Stealthy Backdoor Attack Towards Federated Automatic Speaker Verification

Longling Zhang, Lyqi Liu, Dan Meng, Jun Wang, Shengshan Hu

Published: 2024, Last Modified: 05 Mar 2025ICASSP 2024EveryoneRevisionsBibTeXCC BY-SA 4.0

Abstract: Automatic speech verification (ASV) authenticates individuals based on distinct vocal patterns, playing a pivotal role in many applications such as voice-based unlocking systems for devices. The ASV system comprises three stages: training, registration, and validation. The model refines using voice data in training, extracts vocal features in registration, and contrasts these with speech patterns in validation. Modern ASV models, primarily grounded in DNN architectures, require extensive data for training.
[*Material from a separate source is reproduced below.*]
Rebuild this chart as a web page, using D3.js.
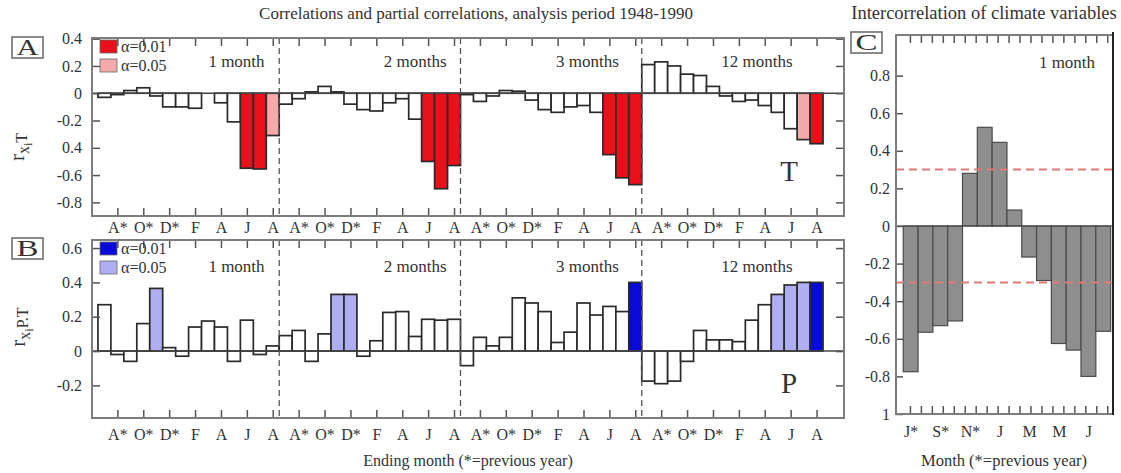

Federated learning (FL) fosters model-sharing across multiple clients while ensuring data privacy. Due to its open architecture, FL is vulnerable to backdoor attacks. However, training a stealthy backdoor attack in FL presents challenges, including diminished attack generalization owing to data heterogeneity, and conspicuous triggers that render them easily detectable. In this paper, we propose a Federated Stealthy Backdoor Attack method ($FedSBA$). FedSBA aims to improve the attack model’s generalization, enhance its persistence, and elude anomaly detection under the heterogeneous data distribution. FedSBA constructs an attack model based on a personalized transformer and encompasses a stealthy trigger. Moreover, we also propose a defensive strategy that utilizes an adaptive weight aggregation scheme. The stealthiness and effectiveness of FedSBA are demonstrated by exhibiting superior performance in comparison to previous works.